Entries provided ▸
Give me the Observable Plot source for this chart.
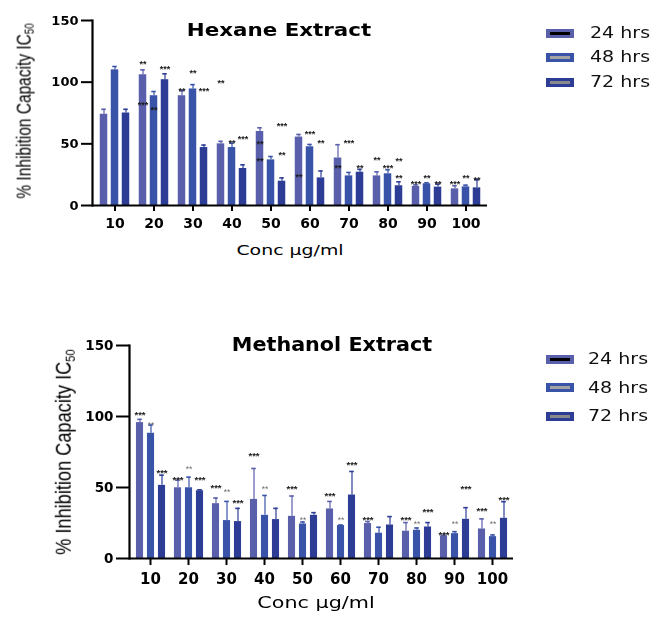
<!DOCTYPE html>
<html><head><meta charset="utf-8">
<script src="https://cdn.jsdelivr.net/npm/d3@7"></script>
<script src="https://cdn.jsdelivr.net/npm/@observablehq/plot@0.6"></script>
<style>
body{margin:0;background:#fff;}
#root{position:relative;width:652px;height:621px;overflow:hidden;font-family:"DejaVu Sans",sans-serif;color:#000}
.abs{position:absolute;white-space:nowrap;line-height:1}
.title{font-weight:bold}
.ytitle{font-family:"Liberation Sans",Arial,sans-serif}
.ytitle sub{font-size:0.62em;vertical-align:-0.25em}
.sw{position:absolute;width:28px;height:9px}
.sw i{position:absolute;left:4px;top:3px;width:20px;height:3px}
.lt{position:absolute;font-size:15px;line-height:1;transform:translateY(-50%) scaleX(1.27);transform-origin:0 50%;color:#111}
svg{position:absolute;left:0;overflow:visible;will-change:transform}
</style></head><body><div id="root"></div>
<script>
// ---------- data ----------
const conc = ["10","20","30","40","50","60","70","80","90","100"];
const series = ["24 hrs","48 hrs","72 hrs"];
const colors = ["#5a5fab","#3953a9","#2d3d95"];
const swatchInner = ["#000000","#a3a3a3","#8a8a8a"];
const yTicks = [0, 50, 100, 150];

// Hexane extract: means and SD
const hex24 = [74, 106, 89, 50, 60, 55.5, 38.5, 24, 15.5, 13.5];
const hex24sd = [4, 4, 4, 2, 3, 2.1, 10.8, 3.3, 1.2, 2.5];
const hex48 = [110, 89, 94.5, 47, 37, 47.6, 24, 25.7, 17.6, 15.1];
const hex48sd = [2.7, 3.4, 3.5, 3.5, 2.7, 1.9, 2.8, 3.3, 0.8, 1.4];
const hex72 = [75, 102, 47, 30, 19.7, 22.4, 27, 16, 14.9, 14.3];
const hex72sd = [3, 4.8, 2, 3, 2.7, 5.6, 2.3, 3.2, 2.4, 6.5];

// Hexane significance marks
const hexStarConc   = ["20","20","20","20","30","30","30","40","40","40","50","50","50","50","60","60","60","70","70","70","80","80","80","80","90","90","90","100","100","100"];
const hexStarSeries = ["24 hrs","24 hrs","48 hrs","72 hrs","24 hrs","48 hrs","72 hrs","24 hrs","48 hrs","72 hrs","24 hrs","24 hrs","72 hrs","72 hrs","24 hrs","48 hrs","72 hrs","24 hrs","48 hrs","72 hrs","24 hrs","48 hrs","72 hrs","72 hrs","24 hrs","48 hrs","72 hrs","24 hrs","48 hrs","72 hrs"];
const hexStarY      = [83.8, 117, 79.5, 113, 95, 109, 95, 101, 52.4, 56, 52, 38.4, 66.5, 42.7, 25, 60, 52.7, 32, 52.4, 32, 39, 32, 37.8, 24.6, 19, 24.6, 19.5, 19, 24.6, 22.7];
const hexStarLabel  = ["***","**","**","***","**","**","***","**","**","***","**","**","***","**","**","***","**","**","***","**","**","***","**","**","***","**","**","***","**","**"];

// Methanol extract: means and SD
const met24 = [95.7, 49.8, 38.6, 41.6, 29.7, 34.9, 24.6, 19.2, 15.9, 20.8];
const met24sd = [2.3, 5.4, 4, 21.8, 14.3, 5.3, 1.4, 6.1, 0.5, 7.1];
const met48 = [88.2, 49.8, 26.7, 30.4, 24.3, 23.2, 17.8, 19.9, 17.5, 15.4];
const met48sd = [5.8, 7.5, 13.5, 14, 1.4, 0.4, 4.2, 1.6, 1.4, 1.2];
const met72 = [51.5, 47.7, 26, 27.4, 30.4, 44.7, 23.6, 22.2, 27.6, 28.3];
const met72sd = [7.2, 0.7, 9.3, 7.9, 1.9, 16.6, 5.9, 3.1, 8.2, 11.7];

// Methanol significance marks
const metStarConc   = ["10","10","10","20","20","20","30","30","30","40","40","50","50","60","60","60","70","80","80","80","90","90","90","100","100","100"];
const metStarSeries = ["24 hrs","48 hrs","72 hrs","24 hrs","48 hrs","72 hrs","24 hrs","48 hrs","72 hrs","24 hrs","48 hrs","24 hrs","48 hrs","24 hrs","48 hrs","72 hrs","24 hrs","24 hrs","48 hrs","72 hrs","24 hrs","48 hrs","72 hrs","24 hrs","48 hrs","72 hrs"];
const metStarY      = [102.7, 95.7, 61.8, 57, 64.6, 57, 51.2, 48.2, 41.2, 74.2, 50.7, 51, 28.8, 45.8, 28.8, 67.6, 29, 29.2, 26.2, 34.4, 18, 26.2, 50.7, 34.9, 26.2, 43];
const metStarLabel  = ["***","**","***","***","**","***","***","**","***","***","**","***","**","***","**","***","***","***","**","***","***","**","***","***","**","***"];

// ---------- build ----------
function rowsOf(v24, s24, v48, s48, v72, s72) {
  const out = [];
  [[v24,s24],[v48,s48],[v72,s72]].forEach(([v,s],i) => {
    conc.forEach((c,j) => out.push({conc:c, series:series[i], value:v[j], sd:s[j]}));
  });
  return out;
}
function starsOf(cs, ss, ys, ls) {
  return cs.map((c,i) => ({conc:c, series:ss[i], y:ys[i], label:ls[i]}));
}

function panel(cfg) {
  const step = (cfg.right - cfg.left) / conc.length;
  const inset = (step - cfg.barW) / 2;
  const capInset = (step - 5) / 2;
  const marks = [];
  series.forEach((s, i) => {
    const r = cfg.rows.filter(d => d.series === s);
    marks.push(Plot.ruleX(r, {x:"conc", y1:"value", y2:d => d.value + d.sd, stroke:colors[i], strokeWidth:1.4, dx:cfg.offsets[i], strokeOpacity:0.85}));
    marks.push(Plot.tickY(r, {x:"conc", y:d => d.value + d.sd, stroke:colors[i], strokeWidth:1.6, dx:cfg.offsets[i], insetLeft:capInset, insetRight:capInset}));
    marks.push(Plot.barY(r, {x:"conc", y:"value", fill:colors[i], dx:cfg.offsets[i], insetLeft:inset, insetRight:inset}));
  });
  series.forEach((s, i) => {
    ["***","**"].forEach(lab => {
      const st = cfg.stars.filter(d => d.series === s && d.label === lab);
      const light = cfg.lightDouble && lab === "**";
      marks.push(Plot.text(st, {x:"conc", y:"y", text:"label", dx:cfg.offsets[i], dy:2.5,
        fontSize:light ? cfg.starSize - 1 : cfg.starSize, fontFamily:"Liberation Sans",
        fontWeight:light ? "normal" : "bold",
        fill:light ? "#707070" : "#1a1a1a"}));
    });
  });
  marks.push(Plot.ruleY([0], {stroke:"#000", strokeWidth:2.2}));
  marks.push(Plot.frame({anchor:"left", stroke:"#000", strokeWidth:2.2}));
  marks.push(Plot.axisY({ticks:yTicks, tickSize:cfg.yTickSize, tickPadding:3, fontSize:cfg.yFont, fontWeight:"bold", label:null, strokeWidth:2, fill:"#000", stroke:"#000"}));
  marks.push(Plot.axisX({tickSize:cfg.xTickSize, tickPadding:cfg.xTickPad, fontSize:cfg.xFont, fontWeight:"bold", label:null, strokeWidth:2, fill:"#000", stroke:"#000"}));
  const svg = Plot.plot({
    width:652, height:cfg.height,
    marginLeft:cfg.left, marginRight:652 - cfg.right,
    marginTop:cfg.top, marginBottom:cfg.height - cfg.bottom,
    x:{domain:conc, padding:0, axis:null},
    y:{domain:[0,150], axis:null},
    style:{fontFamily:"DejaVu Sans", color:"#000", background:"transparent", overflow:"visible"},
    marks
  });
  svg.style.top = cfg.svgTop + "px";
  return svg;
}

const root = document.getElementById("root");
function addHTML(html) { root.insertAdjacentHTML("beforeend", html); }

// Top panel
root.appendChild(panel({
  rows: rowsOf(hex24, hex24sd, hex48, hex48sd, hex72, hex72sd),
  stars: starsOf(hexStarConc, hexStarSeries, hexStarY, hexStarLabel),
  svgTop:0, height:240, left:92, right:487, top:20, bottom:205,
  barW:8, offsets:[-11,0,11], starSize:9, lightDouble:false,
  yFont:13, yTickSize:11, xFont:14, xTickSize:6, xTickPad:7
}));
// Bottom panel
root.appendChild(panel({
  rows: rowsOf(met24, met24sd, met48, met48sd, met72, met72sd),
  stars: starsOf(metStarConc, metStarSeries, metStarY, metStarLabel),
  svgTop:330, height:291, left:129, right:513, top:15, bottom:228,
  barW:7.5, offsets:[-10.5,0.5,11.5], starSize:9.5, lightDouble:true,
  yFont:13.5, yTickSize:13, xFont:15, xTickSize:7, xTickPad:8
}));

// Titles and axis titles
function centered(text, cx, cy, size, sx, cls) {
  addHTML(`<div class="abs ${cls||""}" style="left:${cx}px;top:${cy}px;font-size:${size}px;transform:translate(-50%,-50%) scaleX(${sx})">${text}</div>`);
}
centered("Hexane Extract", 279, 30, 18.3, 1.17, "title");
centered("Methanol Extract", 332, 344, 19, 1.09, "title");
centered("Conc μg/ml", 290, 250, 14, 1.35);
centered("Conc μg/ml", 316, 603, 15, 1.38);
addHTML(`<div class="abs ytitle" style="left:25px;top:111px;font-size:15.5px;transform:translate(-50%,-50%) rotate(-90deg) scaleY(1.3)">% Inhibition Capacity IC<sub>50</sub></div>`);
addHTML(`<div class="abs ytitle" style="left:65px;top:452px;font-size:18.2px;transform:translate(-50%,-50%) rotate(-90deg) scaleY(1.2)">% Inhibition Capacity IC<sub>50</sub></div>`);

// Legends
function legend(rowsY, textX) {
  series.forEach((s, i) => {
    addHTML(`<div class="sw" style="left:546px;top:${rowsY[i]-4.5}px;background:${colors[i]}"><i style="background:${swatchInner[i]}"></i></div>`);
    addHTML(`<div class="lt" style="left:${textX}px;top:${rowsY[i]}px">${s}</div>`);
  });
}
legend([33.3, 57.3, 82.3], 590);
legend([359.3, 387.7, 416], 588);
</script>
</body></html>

==

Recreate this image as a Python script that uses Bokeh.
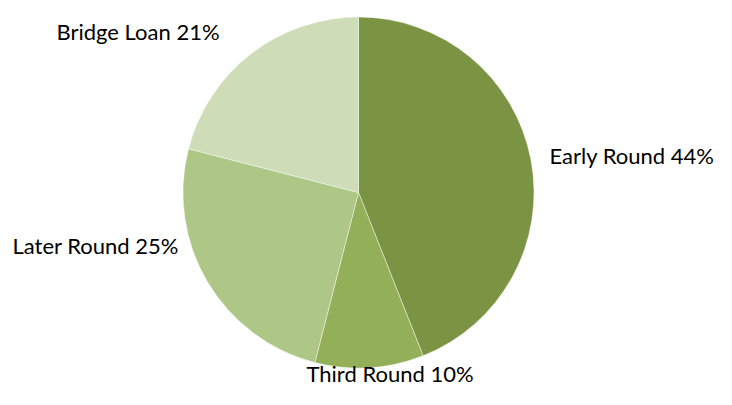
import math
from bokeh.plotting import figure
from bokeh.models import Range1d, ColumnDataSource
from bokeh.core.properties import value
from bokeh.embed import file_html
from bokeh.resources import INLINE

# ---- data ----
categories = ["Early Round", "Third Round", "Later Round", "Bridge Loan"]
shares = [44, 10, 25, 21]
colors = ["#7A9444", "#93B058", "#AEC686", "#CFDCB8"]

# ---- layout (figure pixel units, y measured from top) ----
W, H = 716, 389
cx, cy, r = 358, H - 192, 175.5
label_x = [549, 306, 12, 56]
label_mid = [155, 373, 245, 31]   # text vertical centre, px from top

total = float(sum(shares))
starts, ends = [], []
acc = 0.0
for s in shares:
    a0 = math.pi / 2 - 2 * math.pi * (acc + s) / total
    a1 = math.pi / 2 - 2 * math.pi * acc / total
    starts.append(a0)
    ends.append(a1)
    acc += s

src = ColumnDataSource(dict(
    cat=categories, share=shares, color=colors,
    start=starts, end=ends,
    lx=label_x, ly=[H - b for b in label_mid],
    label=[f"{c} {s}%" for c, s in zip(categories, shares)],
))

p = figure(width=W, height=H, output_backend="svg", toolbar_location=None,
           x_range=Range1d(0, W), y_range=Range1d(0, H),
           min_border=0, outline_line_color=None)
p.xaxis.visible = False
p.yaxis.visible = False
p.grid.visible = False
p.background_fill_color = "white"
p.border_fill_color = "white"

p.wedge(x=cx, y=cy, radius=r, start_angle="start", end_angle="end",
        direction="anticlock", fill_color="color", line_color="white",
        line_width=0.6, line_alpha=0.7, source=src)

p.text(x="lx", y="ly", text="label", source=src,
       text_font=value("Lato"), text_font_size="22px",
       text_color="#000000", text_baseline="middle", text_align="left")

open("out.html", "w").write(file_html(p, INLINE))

Exercise aim ▸ Above are records; repeat only the lines from the line with "Recreate this image" through the line with "from bokeh.resources import INLINE", and leave pictures out.

Output for this task ▸
Recreate this image as a Python script that uses Bokeh.
import math
from bokeh.plotting import figure
from bokeh.models import Range1d, ColumnDataSource
from bokeh.core.properties import value
from bokeh.embed import file_html
from bokeh.resources import INLINE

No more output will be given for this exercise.